> What to produce
Output the lines that follow exactly as they are.

______

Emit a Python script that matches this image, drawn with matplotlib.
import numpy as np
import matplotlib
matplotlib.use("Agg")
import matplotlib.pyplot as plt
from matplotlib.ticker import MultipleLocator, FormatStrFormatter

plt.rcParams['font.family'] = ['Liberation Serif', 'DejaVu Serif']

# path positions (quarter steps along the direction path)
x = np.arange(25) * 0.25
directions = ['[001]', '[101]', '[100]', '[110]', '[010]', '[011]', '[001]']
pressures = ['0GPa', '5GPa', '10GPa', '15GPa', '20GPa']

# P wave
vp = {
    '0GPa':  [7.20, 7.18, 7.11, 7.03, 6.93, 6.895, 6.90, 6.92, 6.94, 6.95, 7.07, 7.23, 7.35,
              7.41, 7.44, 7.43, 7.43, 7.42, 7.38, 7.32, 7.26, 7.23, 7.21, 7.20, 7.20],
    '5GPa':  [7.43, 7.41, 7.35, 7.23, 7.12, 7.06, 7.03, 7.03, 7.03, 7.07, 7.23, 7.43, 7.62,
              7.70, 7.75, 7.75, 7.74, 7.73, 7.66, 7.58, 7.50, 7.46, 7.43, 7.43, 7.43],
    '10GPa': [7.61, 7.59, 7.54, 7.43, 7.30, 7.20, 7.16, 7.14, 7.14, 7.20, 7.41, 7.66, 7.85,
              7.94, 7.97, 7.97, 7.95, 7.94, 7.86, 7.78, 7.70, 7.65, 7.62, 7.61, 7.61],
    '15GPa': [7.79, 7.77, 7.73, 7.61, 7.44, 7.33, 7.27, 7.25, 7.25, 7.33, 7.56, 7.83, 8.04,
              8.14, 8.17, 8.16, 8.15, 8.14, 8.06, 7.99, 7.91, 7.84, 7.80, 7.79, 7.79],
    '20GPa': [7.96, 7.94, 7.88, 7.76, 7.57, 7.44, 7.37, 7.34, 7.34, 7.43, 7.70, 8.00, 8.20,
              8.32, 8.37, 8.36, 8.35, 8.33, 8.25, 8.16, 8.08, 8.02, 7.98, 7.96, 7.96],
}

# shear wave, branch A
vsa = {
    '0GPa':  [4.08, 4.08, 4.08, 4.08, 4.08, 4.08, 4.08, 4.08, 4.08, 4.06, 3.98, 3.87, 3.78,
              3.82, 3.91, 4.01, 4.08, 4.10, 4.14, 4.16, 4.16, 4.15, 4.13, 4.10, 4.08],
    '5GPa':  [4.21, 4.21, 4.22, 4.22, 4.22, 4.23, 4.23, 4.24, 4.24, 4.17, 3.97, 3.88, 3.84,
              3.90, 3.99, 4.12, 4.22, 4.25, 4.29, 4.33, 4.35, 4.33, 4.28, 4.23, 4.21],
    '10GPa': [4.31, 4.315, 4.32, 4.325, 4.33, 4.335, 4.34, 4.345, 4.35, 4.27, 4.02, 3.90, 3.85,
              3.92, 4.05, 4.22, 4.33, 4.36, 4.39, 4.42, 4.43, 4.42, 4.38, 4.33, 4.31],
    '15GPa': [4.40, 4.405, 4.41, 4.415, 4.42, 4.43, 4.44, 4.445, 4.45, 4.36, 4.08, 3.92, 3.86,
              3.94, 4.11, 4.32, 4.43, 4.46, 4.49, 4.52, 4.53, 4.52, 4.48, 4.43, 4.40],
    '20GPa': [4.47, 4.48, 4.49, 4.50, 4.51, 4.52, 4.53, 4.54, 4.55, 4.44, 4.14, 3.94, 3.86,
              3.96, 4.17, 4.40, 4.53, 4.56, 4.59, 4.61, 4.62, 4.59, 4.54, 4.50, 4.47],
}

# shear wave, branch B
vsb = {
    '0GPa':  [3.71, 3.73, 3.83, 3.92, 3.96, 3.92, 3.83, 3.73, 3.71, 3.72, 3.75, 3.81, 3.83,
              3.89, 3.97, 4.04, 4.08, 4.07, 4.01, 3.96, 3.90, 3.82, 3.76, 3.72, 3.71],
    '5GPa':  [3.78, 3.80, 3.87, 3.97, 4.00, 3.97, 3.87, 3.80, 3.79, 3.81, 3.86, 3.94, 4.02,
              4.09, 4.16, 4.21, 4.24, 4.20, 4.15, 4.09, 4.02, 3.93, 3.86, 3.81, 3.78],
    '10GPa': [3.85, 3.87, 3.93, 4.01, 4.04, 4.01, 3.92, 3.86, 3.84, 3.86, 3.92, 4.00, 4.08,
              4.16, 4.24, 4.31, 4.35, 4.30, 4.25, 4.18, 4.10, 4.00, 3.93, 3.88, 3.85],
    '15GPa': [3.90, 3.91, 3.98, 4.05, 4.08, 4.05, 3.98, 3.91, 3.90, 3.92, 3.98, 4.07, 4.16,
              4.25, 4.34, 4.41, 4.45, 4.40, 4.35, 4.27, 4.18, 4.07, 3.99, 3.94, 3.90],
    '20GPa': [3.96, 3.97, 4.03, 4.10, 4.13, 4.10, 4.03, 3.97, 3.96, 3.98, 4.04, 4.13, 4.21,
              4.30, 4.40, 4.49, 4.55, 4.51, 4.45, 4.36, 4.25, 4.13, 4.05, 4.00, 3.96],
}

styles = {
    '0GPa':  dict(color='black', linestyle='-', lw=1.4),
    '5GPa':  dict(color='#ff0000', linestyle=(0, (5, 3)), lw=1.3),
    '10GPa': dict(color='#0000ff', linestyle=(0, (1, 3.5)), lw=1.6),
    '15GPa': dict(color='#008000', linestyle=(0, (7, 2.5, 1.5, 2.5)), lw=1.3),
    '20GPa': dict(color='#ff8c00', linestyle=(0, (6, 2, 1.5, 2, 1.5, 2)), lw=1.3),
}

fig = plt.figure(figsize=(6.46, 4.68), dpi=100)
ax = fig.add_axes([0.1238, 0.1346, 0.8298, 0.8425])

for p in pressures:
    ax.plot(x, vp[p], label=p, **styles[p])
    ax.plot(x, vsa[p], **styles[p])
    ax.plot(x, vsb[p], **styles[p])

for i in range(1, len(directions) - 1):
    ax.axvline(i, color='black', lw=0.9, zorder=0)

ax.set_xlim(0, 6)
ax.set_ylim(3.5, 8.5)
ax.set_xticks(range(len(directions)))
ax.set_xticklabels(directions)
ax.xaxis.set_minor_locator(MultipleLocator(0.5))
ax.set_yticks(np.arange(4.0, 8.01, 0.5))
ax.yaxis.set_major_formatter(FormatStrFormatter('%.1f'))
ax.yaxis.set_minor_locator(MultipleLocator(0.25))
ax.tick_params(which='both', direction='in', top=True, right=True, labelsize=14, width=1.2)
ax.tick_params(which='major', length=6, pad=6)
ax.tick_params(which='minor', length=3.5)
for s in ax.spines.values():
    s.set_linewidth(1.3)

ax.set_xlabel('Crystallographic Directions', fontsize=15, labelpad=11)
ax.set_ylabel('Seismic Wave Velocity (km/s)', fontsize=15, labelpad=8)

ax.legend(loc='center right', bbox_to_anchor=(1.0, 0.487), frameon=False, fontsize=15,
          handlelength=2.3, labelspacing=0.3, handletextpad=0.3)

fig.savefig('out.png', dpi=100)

______

> Finished task
Emit a Python script that matches this image, drawn with matplotlib.
import numpy as np
import matplotlib
matplotlib.use("Agg")
import matplotlib.pyplot as plt
from matplotlib.ticker import MultipleLocator, FormatStrFormatter

plt.rcParams['font.family'] = ['Liberation Serif', 'DejaVu Serif']

# path positions (quarter steps along the direction path)
x = np.arange(25) * 0.25
directions = ['[001]', '[101]', '[100]', '[110]', '[010]', '[011]', '[001]']
pressures = ['0GPa', '5GPa', '10GPa', '15GPa', '20GPa']

# P wave
vp = {
    '0GPa':  [7.20, 7.18, 7.11, 7.03, 6.93, 6.895, 6.90, 6.92, 6.94, 6.95, 7.07, 7.23, 7.35,
              7.41, 7.44, 7.43, 7.43, 7.42, 7.38, 7.32, 7.26, 7.23, 7.21, 7.20, 7.20],
    '5GPa':  [7.43, 7.41, 7.35, 7.23, 7.12, 7.06, 7.03, 7.03, 7.03, 7.07, 7.23, 7.43, 7.62,
              7.70, 7.75, 7.75, 7.74, 7.73, 7.66, 7.58, 7.50, 7.46, 7.43, 7.43, 7.43],
    '10GPa': [7.61, 7.59, 7.54, 7.43, 7.30, 7.20, 7.16, 7.14, 7.14, 7.20, 7.41, 7.66, 7.85,
              7.94, 7.97, 7.97, 7.95, 7.94, 7.86, 7.78, 7.70, 7.65, 7.62, 7.61, 7.61],
    '15GPa': [7.79, 7.77, 7.73, 7.61, 7.44, 7.33, 7.27, 7.25, 7.25, 7.33, 7.56, 7.83, 8.04,
              8.14, 8.17, 8.16, 8.15, 8.14, 8.06, 7.99, 7.91, 7.84, 7.80, 7.79, 7.79],
    '20GPa': [7.96, 7.94, 7.88, 7.76, 7.57, 7.44, 7.37, 7.34, 7.34, 7.43, 7.70, 8.00, 8.20,
              8.32, 8.37, 8.36, 8.35, 8.33, 8.25, 8.16, 8.08, 8.02, 7.98, 7.96, 7.96],
}

# shear wave, branch A
vsa = {
    '0GPa':  [4.08, 4.08, 4.08, 4.08, 4.08, 4.08, 4.08, 4.08, 4.08, 4.06, 3.98, 3.87, 3.78,
              3.82, 3.91, 4.01, 4.08, 4.10, 4.14, 4.16, 4.16, 4.15, 4.13, 4.10, 4.08],
    '5GPa':  [4.21, 4.21, 4.22, 4.22, 4.22, 4.23, 4.23, 4.24, 4.24, 4.17, 3.97, 3.88, 3.84,
              3.90, 3.99, 4.12, 4.22, 4.25, 4.29, 4.33, 4.35, 4.33, 4.28, 4.23, 4.21],
    '10GPa': [4.31, 4.315, 4.32, 4.325, 4.33, 4.335, 4.34, 4.345, 4.35, 4.27, 4.02, 3.90, 3.85,
              3.92, 4.05, 4.22, 4.33, 4.36, 4.39, 4.42, 4.43, 4.42, 4.38, 4.33, 4.31],
    '15GPa': [4.40, 4.405, 4.41, 4.415, 4.42, 4.43, 4.44, 4.445, 4.45, 4.36, 4.08, 3.92, 3.86,
              3.94, 4.11, 4.32, 4.43, 4.46, 4.49, 4.52, 4.53, 4.52, 4.48, 4.43, 4.40],
    '20GPa': [4.47, 4.48, 4.49, 4.50, 4.51, 4.52, 4.53, 4.54, 4.55, 4.44, 4.14, 3.94, 3.86,
              3.96, 4.17, 4.40, 4.53, 4.56, 4.59, 4.61, 4.62, 4.59, 4.54, 4.50, 4.47],
}

# shear wave, branch B
vsb = {
    '0GPa':  [3.71, 3.73, 3.83, 3.92, 3.96, 3.92, 3.83, 3.73, 3.71, 3.72, 3.75, 3.81, 3.83,
              3.89, 3.97, 4.04, 4.08, 4.07, 4.01, 3.96, 3.90, 3.82, 3.76, 3.72, 3.71],
    '5GPa':  [3.78, 3.80, 3.87, 3.97, 4.00, 3.97, 3.87, 3.80, 3.79, 3.81, 3.86, 3.94, 4.02,
              4.09, 4.16, 4.21, 4.24, 4.20, 4.15, 4.09, 4.02, 3.93, 3.86, 3.81, 3.78],
    '10GPa': [3.85, 3.87, 3.93, 4.01, 4.04, 4.01, 3.92, 3.86, 3.84, 3.86, 3.92, 4.00, 4.08,
              4.16, 4.24, 4.31, 4.35, 4.30, 4.25, 4.18, 4.10, 4.00, 3.93, 3.88, 3.85],
    '15GPa': [3.90, 3.91, 3.98, 4.05, 4.08, 4.05, 3.98, 3.91, 3.90, 3.92, 3.98, 4.07, 4.16,
              4.25, 4.34, 4.41, 4.45, 4.40, 4.35, 4.27, 4.18, 4.07, 3.99, 3.94, 3.90],
    '20GPa': [3.96, 3.97, 4.03, 4.10, 4.13, 4.10, 4.03, 3.97, 3.96, 3.98, 4.04, 4.13, 4.21,
              4.30, 4.40, 4.49, 4.55, 4.51, 4.45, 4.36, 4.25, 4.13, 4.05, 4.00, 3.96],
}

styles = {
    '0GPa':  dict(color='black', linestyle='-', lw=1.4),
    '5GPa':  dict(color='#ff0000', linestyle=(0, (5, 3)), lw=1.3),
    '10GPa': dict(color='#0000ff', linestyle=(0, (1, 3.5)), lw=1.6),
    '15GPa': dict(color='#008000', linestyle=(0, (7, 2.5, 1.5, 2.5)), lw=1.3),
    '20GPa': dict(color='#ff8c00', linestyle=(0, (6, 2, 1.5, 2, 1.5, 2)), lw=1.3),
}

fig = plt.figure(figsize=(6.46, 4.68), dpi=100)
ax = fig.add_axes([0.1238, 0.1346, 0.8298, 0.8425])

for p in pressures:
    ax.plot(x, vp[p], label=p, **styles[p])
    ax.plot(x, vsa[p], **styles[p])
    ax.plot(x, vsb[p], **styles[p])

for i in range(1, len(directions) - 1):
    ax.axvline(i, color='black', lw=0.9, zorder=0)

ax.set_xlim(0, 6)
ax.set_ylim(3.5, 8.5)
ax.set_xticks(range(len(directions)))
ax.set_xticklabels(directions)
ax.xaxis.set_minor_locator(MultipleLocator(0.5))
ax.set_yticks(np.arange(4.0, 8.01, 0.5))
ax.yaxis.set_major_formatter(FormatStrFormatter('%.1f'))
ax.yaxis.set_minor_locator(MultipleLocator(0.25))
ax.tick_params(which='both', direction='in', top=True, right=True, labelsize=14, width=1.2)
ax.tick_params(which='major', length=6, pad=6)
ax.tick_params(which='minor', length=3.5)
for s in ax.spines.values():
    s.set_linewidth(1.3)

ax.set_xlabel('Crystallographic Directions', fontsize=15, labelpad=11)
ax.set_ylabel('Seismic Wave Velocity (km/s)', fontsize=15, labelpad=8)

ax.legend(loc='center right', bbox_to_anchor=(1.0, 0.487), frameon=False, fontsize=15,
          handlelength=2.3, labelspacing=0.3, handletextpad=0.3)

fig.savefig('out.png', dpi=100)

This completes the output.